On Beauty in Art

Philosophers through all
ages have included art among the topics of their thinking, since pre-history
when the ancient Greeks were concerned about beauty and art. Since those times,
philosophy, religion and art have been intertwined.




Today few people (in the UK
at least) are even vaguely aware of any philosophy, and yet great thinkers of
the past gave long and thorough consideration of issues that are very relevant
today.



Similarly, today we are living in an increasingly non-theist world, where
people are less concerned about an all-powerful spiritual entity. For over 100
years, artists and their art have moved a long way away from the previously
dominant theme of producing work for the glorification of a supreme being, but
does that leave art with no points of reference? If there is no meaning in art,
is it purely decorative? Just another kind of wallpaper?

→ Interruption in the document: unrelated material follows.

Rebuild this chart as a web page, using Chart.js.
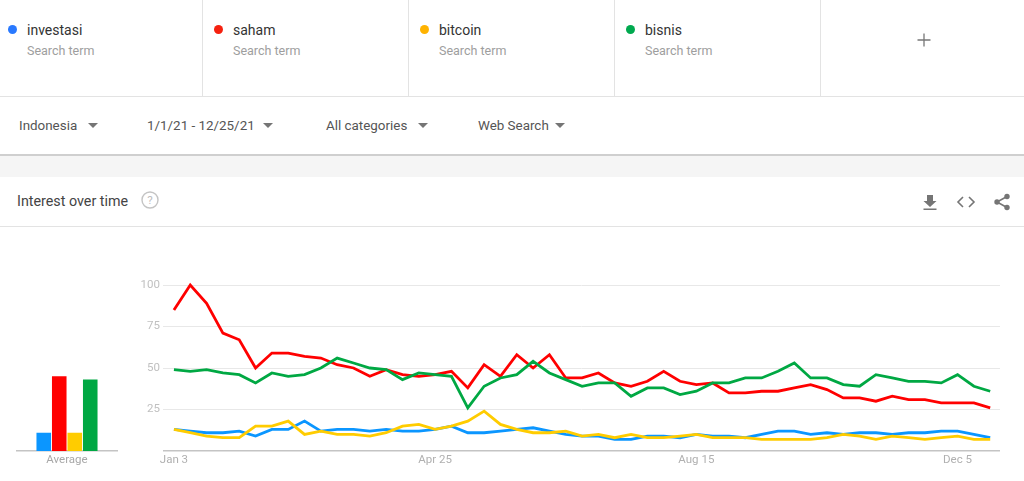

The ancient Greeks believed there were many gods and consideration of art was
thought to be best approached from a duality of those – the intuitive or
sensory on the one hand and the rational on the other.

Church domination of the
world began to crumble in the 17th and 18th century after
Luther and Henry VIIIth had challenged papal infallibility and thinkers again
turned some attention to questions of ‘the sublime’. The ancient Greek notions
of the duality between sensory and rationality was – and is – carried forward.

A painting is likely to be
judged against both – the technical / rational (is the drawing effective? Do
the colours work well together? Is it well-presented? etc) and the more
elusive, ephemeral – Do I LIKE it? Does it appeal to my taste?



It seems to me that this is a two-legged stool. There are, in my view, tonnes
of paintings which meet those two criteria, well painted technically and
pleasant to look at, but …. Are they challenging at all? Do they ask any
questions of the viewer? Do they convey something more than ‘nice’?

I don’t often have anything positive
to say about installation art, but I can at least use it to argue that the
stool must have three legs:

Sensory and rationality (as
per the classic notions) plus the third leg – The Challenge. 

A piece of art needs to stimulate the viewer somehow.



Through the 20th century
that stimulation came from challenging new styles of painting, but even in the
19th century, Ruskin commented that a landscape painting should be
interesting.

Installation art, all too often, goes for ‘challenging’ at the expense of
beauty and technical excellence, but the best of it manages to cover all three
criteria.



Having said all this, I know
that people buy art for their own often complex reasons. I was once excited at
the prospect of selling a large oil painting, until the customer turned and
said “No, it needs to match my carpet.”

So much for Philosophy!

But – do I want to produce
wallpaper??

Just look at fashion - how people dressed 50 years ago compared with today. Or furniture - that clunky solid stuff that filled the space? 
Taste in Art changes faster than either of those so what you might think of as ‘beautiful’ is not likely to be the same as you did ten years ago, UNLESS you can apply some sort of ‘timeless’ test - is this painting something that is exciting only because it is ‘on trend’ right now, or does it have qualities that will still stand out at some time in the future?